Isaac is an MSTP student at Stanford pursuing an MD in conjunction with a PhD in chemistry. He graduated from the University of Michigan in 2017 with a Bachelor’s of Science in chemistry, where he trained for 4 years in the lab of Prof. Peter Scott as a radiochemist. While there he worked as a production chemist synthesizing [18F]FDG for clinical PET scans and also carried out research on development of small molecule PET radiotracers and organometallic methodology. He also spent one summer working on analytical chemistry method development within the translational biomarkers department at Merck Pharmaceutical as part of the Future Talent Program. For his PhD he is working in the lab of Prof. Michelle James on developing novel PET imaging agents for the in vivo assessment of neuroinflammation in conditions such as Alzheimer disease, multiple sclerosis, and chronic pain. His specific focus is on in vivo assessment of the dynamic functional activation of microglia. In the future he aims to practice medicine as a pediatric oncologist, and carry out research on development of better diagnostic tools and pharmacological therapies. His overarching goal is to make good drugs, and to make sick kids feel better.


Iti Kapoor

Iti Kapoor, Ph.D

Iti Kapoor is a second year postdoc in Prof. Jaredetzky's lab in the Structural biology department in Stanford School of Medicine.
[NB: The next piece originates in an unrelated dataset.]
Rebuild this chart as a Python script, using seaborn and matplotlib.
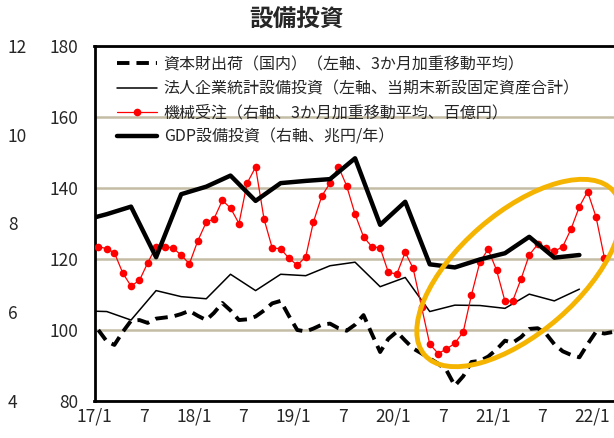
import matplotlib
matplotlib.use("Agg")
import matplotlib.pyplot as plt
from matplotlib.patches import Ellipse
from matplotlib.transforms import Affine2D
import seaborn as sns
import numpy as np
import pandas as pd

sns.set_style("white")
plt.rcParams['font.family'] = ['Noto Sans CJK JP', 'DejaVu Sans']

# monthly series (plotted at mid-month), quarterly series (mid of the middle month)
months = pd.date_range('2017-01-01', periods=63, freq='MS') + pd.Timedelta(days=14)
quarters = pd.date_range('2016-11-01', periods=21, freq='3MS') + pd.Timedelta(days=14)

# 資本財出荷 (left axis), 17/1 - 22/3
shukka = [100.0, 96.8, 95.8, 99.5, 102.6, 102.8, 102.0, 103.2, 103.5, 103.8, 104.5, 105.4,
          104.0, 102.8, 104.8, 107.6, 105.5, 102.8, 103.0, 103.8, 105.5, 107.5, 108.2, 104.0,
          100.0, 99.6, 100.4, 101.5, 101.8, 100.5, 99.8, 101.5, 104.2, 99.0, 93.8, 97.5,
          99.5, 97.0, 94.8, 93.4, 92.0, 90.5, 88.7, 84.3, 87.0, 91.0, 91.3, 92.5,
          94.5, 97.0, 96.4, 98.0, 100.3, 100.5, 99.0, 96.0, 94.0, 93.0, 92.3, 96.0,
          99.5, 99.0, 99.4]

# 機械受注 (right axis), 17/1 - 22/2
kikai = [7.48, 7.43, 7.34, 6.88, 6.59, 6.72, 7.11, 7.48, 7.48, 7.45, 7.29, 7.09,
         7.61, 8.03, 8.10, 8.52, 8.35, 8.00, 8.91, 9.27, 8.10, 7.45, 7.43, 7.22,
         7.06, 7.25, 8.03, 8.62, 8.91, 9.28, 8.85, 8.21, 7.70, 7.48, 7.45, 6.90,
         6.86, 7.35, 6.99, 6.12, 5.28, 5.07, 5.17, 5.30, 5.56, 6.39, 7.13, 7.42,
         6.95, 6.25, 6.25, 6.75, 7.29, 7.53, 7.44, 7.37, 7.48, 7.87, 8.38, 8.72,
         8.15, 7.22]

# 法人企業統計 (left axis), 16Q4 - 21Q4
houjin = [105.4, 105.2, 102.8, 111.1, 109.4, 108.8, 115.7, 111.1, 115.7, 115.3, 118.1,
          119.1, 112.2, 114.8, 105.2, 107.0, 106.9, 106.1, 110.1, 108.2, 111.5]

# GDP設備投資 (right axis), 16Q4 - 21Q4
gdp = [8.06, 8.21, 8.38, 7.24, 8.66, 8.83, 9.08, 8.51, 8.91, 8.96, 9.00,
       9.47, 7.97, 8.49, 7.08, 7.01, 7.19, 7.33, 7.70, 7.23, 7.29]

tick_dates = pd.date_range('2017-01-01', '2022-01-01', freq='6MS')
tick_labels = ['17/1', '7', '18/1', '7', '19/1', '7', '20/1', '7', '21/1', '7', '22/1']
left_ticks = [80, 100, 120, 140, 160, 180]
right_ticks = [4, 6, 8, 10, 12]

names = ['資本財出荷（国内）（左軸、3か月加重移動平均）',
         '法人企業統計設備投資（左軸、当期末新設固定資産合計）',
         '機械受注（右軸、3か月加重移動平均、百億円）',
         'GDP設備投資（右軸、兆円/年）']

fig = plt.figure(figsize=(6.14, 4.38), dpi=100)
ax = fig.add_axes([94.5 / 614, 37 / 438, (614 - 94.5) / 614, 355 / 438])
ax2 = ax.twinx()

sns.lineplot(x=months, y=shukka, ax=ax, color='black', lw=2.8,
             linestyle=(0, (3.2, 1.8)), label=names[0], legend=False)
sns.lineplot(x=quarters, y=houjin, ax=ax, color='black', lw=1.1,
             label=names[1], legend=False)
sns.lineplot(x=months[:len(kikai)], y=kikai, ax=ax2, color='#ff0000', lw=0.9,
             marker='o', markersize=5.5, markeredgewidth=0, label=names[2], legend=False)
sns.lineplot(x=quarters, y=gdp, ax=ax2, color='black', lw=3.2,
             label=names[3], legend=False)

ax.set_xlim(pd.Timestamp('2017-01-01'), pd.Timestamp('2022-03-22'))
ax.set_ylim(80, 180)
ax2.set_ylim(4, 12)

ax.set_xticks(tick_dates)
ax.set_xticklabels(tick_labels)
ax.tick_params(axis='x', direction='in', length=6, width=1.5, pad=5, labelsize=12.5)
ax.set_yticks(left_ticks)
ax.set_yticklabels([str(v) for v in left_ticks])
ax.tick_params(axis='y', length=0, pad=11.9, labelsize=12.5)
ax.yaxis.grid(True, color='#c4bca4', lw=1.8)
ax.set_xlabel('')
ax.set_ylabel('')

ax2.yaxis.set_ticks_position('left')
ax2.yaxis.set_label_position('left')
ax2.set_yticks(right_ticks)
ax2.set_yticklabels([str(v) for v in right_ticks], ha='left')
ax2.tick_params(axis='y', length=0, pad=62.3, labelsize=12.5)
ax2.set_ylabel('')
ax2.grid(False)

for side in ['left', 'bottom', 'top']:
    ax.spines[side].set_color('black')
    ax.spines[side].set_linewidth(2)
ax.spines['right'].set_visible(False)
for side in ax2.spines:
    ax2.spines[side].set_visible(False)

h1, l1 = ax.get_legend_handles_labels()
h2, l2 = ax2.get_legend_handles_labels()
ax2.legend(h1 + h2, l1 + l2, loc='upper left',
           bbox_to_anchor=(22.5 / 519.5, 1 - 10 / 355), frameon=False,
           fontsize=11.5, handlelength=2.5, handletextpad=0.42,
           labelspacing=0.45, borderpad=0, borderaxespad=0)

fig.text(297 / 614, 1 - 18.5 / 438, '設備投資', ha='center', va='center',
         fontsize=17, fontweight='bold')

# highlight ring drawn in pixel space
ring = Ellipse((519, 438 - 273), width=250, height=120, angle=41, fill=False,
               edgecolor='#f5b400', lw=3.5,
               transform=Affine2D().scale(1 / 614, 1 / 438) + fig.transFigure)
fig.add_artist(ring)

fig.savefig('out.png', dpi=100)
In Jardetzky's lab she have been working on structure-based drug design of small molecule inhibitors of IgE-mediated allergic responses. She completed her PhD in Chemistry from UIUC in August 2018. There, she worked on biochemical and synthetic chemical approaches to studying the biosynthesis and regulation of bacterial secondary metabolites.


Robert K. Leśniak

Robert K. Leśniak, D.Phil.

Robert K. Leśniak joined the Medicinal Chemistry Knowledge Center at Stanford ChEM-H in 2018 as a postdoctoral fellow. Prior to coming to Stanford, he worked with Professor Chris Schofield at the University of Oxford, as a postdoctoral research associate, designing novel antibiotics for the European gram-negative antibacterial engine (ENABLE) and UK Medical Research Council (MRC). Dr Leśniak also completed his DPhil under the guidance of Professor Schofield as a BHF-CRE studentship recipient, which involved the design and implementation of small molecules targeting Fe(II), 2-oxoglutarate dependent oxygenase enzymes involved in carnitine biosynthesis and hypoxic response as a means to treat cardiovascular disease. In addition, work on small-molecule modulation of bacterial metallo-beta-lactamases to combat antibiotic resistance was also carried out. Dr Leśniak completed his undergraduate at the University of Bristol, and worked at GlaxoSmithKline, North Carolina, developing inhibitors of bromodomains and histone acetyl-transferases. He is currently working with Professor Thomas Montine at the Stanford School of Medicine on the design of neurotransmitter prodrugs.


Dylan Parsons

Dylan Parsons, Ph.D

Dr. Dylan Parsons joined the Medicinal Chemistry Knowledge Center at Stanford in the fall of 2019 as a postdoctoral scholar. Prior to joining Stanford, he completed his B.S. degree in Chemistry at SUNY Geneseo under the guidance of Dr. David Geiger studying zinc and lead based Metal Organic Frameworks. He then moved on to obtain his M.S. and Ph.D. at the University of Rochester under the supervision of Dr. Alison Frontier studying cationic cascade reactions as well as the total synthesis of natural products. He is currently working with Dr. Vinit Mahajan on the development of inhibitors for rare eye diseases.


Peter Rosston

Peter Rosston

Peter Rosston joined the Medicinal Chemistry Knowledge Center at Stanford ChEM-H in June 2019 as a research assistant. Peter graduated from Washington University in St. Louis with a B.A. in Chemistry, where he worked for two years in the lab of Kevin Moeller. His research at Wash. U. focused on the total synthesis of a simplified analog of an allosteric Gq alpha inhibitor. Peter is currently working with Pehr Harbury on a project to develop lanthanide lumiphores for optical imaging, and with Ted Jardetzky on a project aimed at finding a small molecule inhibitor of IgE.